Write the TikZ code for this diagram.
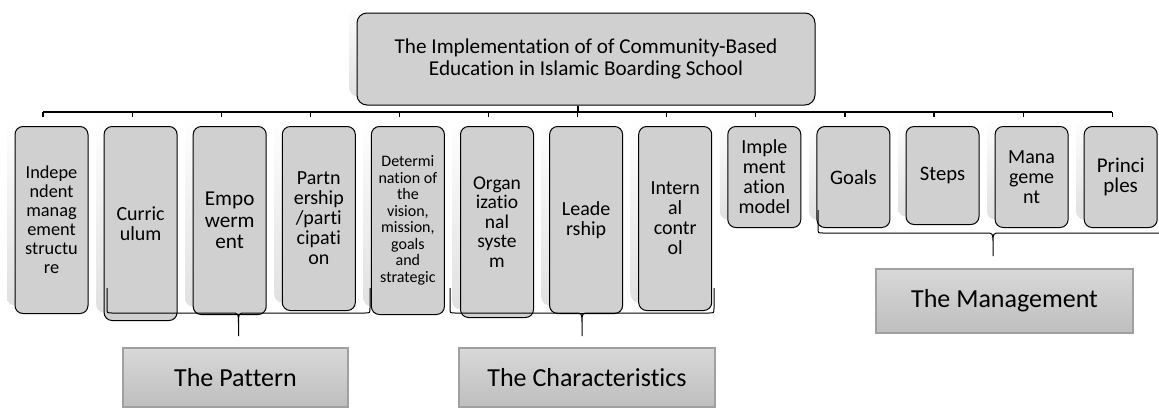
\documentclass[tikz,border=0pt]{standalone}
\usepackage{fontspec}
\setmainfont{Carlito}[Ligatures=NoCommon]
\usetikzlibrary{shadows}
\definecolor{boxgray}{RGB}{208,208,208}
\definecolor{tagtop}{RGB}{216,216,216}
\definecolor{tagbot}{RGB}{190,190,190}
\definecolor{tagedge}{RGB}{160,160,160}

\begin{document}
\begin{tikzpicture}[x=1pt,y=-1pt,
    topic/.style={draw=black, line width=1pt, rounded corners=8pt, fill=boxgray,
        anchor=north, minimum width=73, inner sep=0pt, align=center,
        general shadow={shadow xshift=-8pt, shadow yshift=8pt, top color=white, bottom color=black!12}},
    tagbox/.style={draw=tagedge, line width=1.2pt, top color=tagtop, bottom color=tagbot,
        inner sep=0pt, align=center, font=\fontsize{26}{30}\selectfont},
    conn/.style={line width=1.2pt},
    brc/.style={line width=1pt}]
    \useasboundingbox (0,0) rectangle (1159,408);
    \clip (0,0) rectangle (1159,408);

    \node[topic, anchor=center, minimum width=458, minimum height=92, rounded corners=10pt,
        font=\fontsize{21.2}{22}\selectfont] (top) at (586,59)
        {The Implementation of of Community-Based\\Education in Islamic Boarding School};

    \foreach \x/\h/\fs/\ls/\txt [count=\i] in {
        51.5/187/18.3/19/{Indepe\\ndent\\manag\\ement\\structu\\re},
        140.6/194/20/20.5/{Curric\\ulum},
        229.7/188/21.2/21.5/{Empo\\werm\\ent},
        318.8/184/20/20/{Partn\\ership\\/parti\\cipati\\on},
        407.9/188/16/16.5/{Determi\\nation of\\the\\vision,\\mission,\\goals\\and\\strategic},
        497/191/19.5/19.6/{Organ\\izatio\\nal\\syste\\m},
        586.1/187/20/20/{Leade\\rship},
        675.2/184/20/20/{Intern\\al\\contr\\ol},
        764.3/101/20/20/{Imple\\ment\\ation\\model},
        853.4/101/20.6/20/{Goals},
        942.5/98/20.6/20/{Steps},
        1031.6/101/20/20/{Mana\\geme\\nt},
        1120.7/101/21/20/{Princi\\ples}}{
        \node[topic, minimum height=\h, font=\fontsize{\fs}{\ls}\selectfont] (b\i) at (\x,126) {\txt};
        \coordinate (t\i) at ([xshift=-8.5pt]b\i.north);
    }

    % tree lines
    \coordinate (bus) at (578,112);
    \draw[conn] ([xshift=-8pt]top.south) -- (bus);
    \draw[conn] (t1 |- bus) -- (t13 |- bus);
    \foreach \i in {1,...,13}
        \draw[conn] (t\i |- bus) -- ++(0,5);

    % braces
    \foreach \l/\r/\tp/\y in {107/370/288/313, 450/714/288/313, 818/1168/210/233}{
        \pgfmathsetmacro\c{(\l+\r)/2}
        \draw[brc] (\l,\tp) -- (\l,\y-5) .. controls (\l,\y) .. (\l+5,\y) -- (\c-7,\y)
            .. controls (\c,\y) .. (\c,\y+11) -- (\c,\y+23)
            (\r,\tp) -- (\r,\y-5) .. controls (\r,\y) .. (\r-5,\y) -- (\c+7,\y)
            .. controls (\c,\y) .. (\c,\y+11);
    }

    \node[tagbox, minimum width=225, minimum height=59] (pat) at (235.5,377.5) {The Pattern};
    \node[tagbox, minimum width=256, minimum height=59] (chr) at (587,377.5) {The Characteristics};
    \node[tagbox, minimum width=257, minimum height=64] (mng) at (1004.5,301) {The Management};
\end{tikzpicture}
\end{document}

----

• What you will do: Transcribe the whole listing exactly. Pictures stay out of your copy.

• Full answer:
Write the TikZ code for this diagram.
\documentclass[tikz,border=0pt]{standalone}
\usepackage{fontspec}
\setmainfont{Carlito}[Ligatures=NoCommon]
\usetikzlibrary{shadows}
\definecolor{boxgray}{RGB}{208,208,208}
\definecolor{tagtop}{RGB}{216,216,216}
\definecolor{tagbot}{RGB}{190,190,190}
\definecolor{tagedge}{RGB}{160,160,160}

\begin{document}
\begin{tikzpicture}[x=1pt,y=-1pt,
    topic/.style={draw=black, line width=1pt, rounded corners=8pt, fill=boxgray,
        anchor=north, minimum width=73, inner sep=0pt, align=center,
        general shadow={shadow xshift=-8pt, shadow yshift=8pt, top color=white, bottom color=black!12}},
    tagbox/.style={draw=tagedge, line width=1.2pt, top color=tagtop, bottom color=tagbot,
        inner sep=0pt, align=center, font=\fontsize{26}{30}\selectfont},
    conn/.style={line width=1.2pt},
    brc/.style={line width=1pt}]
    \useasboundingbox (0,0) rectangle (1159,408);
    \clip (0,0) rectangle (1159,408);

    \node[topic, anchor=center, minimum width=458, minimum height=92, rounded corners=10pt,
        font=\fontsize{21.2}{22}\selectfont] (top) at (586,59)
        {The Implementation of of Community-Based\\Education in Islamic Boarding School};

    \foreach \x/\h/\fs/\ls/\txt [count=\i] in {
        51.5/187/18.3/19/{Indepe\\ndent\\manag\\ement\\structu\\re},
        140.6/194/20/20.5/{Curric\\ulum},
        229.7/188/21.2/21.5/{Empo\\werm\\ent},
        318.8/184/20/20/{Partn\\ership\\/parti\\cipati\\on},
        407.9/188/16/16.5/{Determi\\nation of\\the\\vision,\\mission,\\goals\\and\\strategic},
        497/191/19.5/19.6/{Organ\\izatio\\nal\\syste\\m},
        586.1/187/20/20/{Leade\\rship},
        675.2/184/20/20/{Intern\\al\\contr\\ol},
        764.3/101/20/20/{Imple\\ment\\ation\\model},
        853.4/101/20.6/20/{Goals},
        942.5/98/20.6/20/{Steps},
        1031.6/101/20/20/{Mana\\geme\\nt},
        1120.7/101/21/20/{Princi\\ples}}{
        \node[topic, minimum height=\h, font=\fontsize{\fs}{\ls}\selectfont] (b\i) at (\x,126) {\txt};
        \coordinate (t\i) at ([xshift=-8.5pt]b\i.north);
    }

    % tree lines
    \coordinate (bus) at (578,112);
    \draw[conn] ([xshift=-8pt]top.south) -- (bus);
    \draw[conn] (t1 |- bus) -- (t13 |- bus);
    \foreach \i in {1,...,13}
        \draw[conn] (t\i |- bus) -- ++(0,5);

    % braces
    \foreach \l/\r/\tp/\y in {107/370/288/313, 450/714/288/313, 818/1168/210/233}{
        \pgfmathsetmacro\c{(\l+\r)/2}
        \draw[brc] (\l,\tp) -- (\l,\y-5) .. controls (\l,\y) .. (\l+5,\y) -- (\c-7,\y)
            .. controls (\c,\y) .. (\c,\y+11) -- (\c,\y+23)
            (\r,\tp) -- (\r,\y-5) .. controls (\r,\y) .. (\r-5,\y) -- (\c+7,\y)
            .. controls (\c,\y) .. (\c,\y+11);
    }

    \node[tagbox, minimum width=225, minimum height=59] (pat) at (235.5,377.5) {The Pattern};
    \node[tagbox, minimum width=256, minimum height=59] (chr) at (587,377.5) {The Characteristics};
    \node[tagbox, minimum width=257, minimum height=64] (mng) at (1004.5,301) {The Management};
\end{tikzpicture}
\end{document}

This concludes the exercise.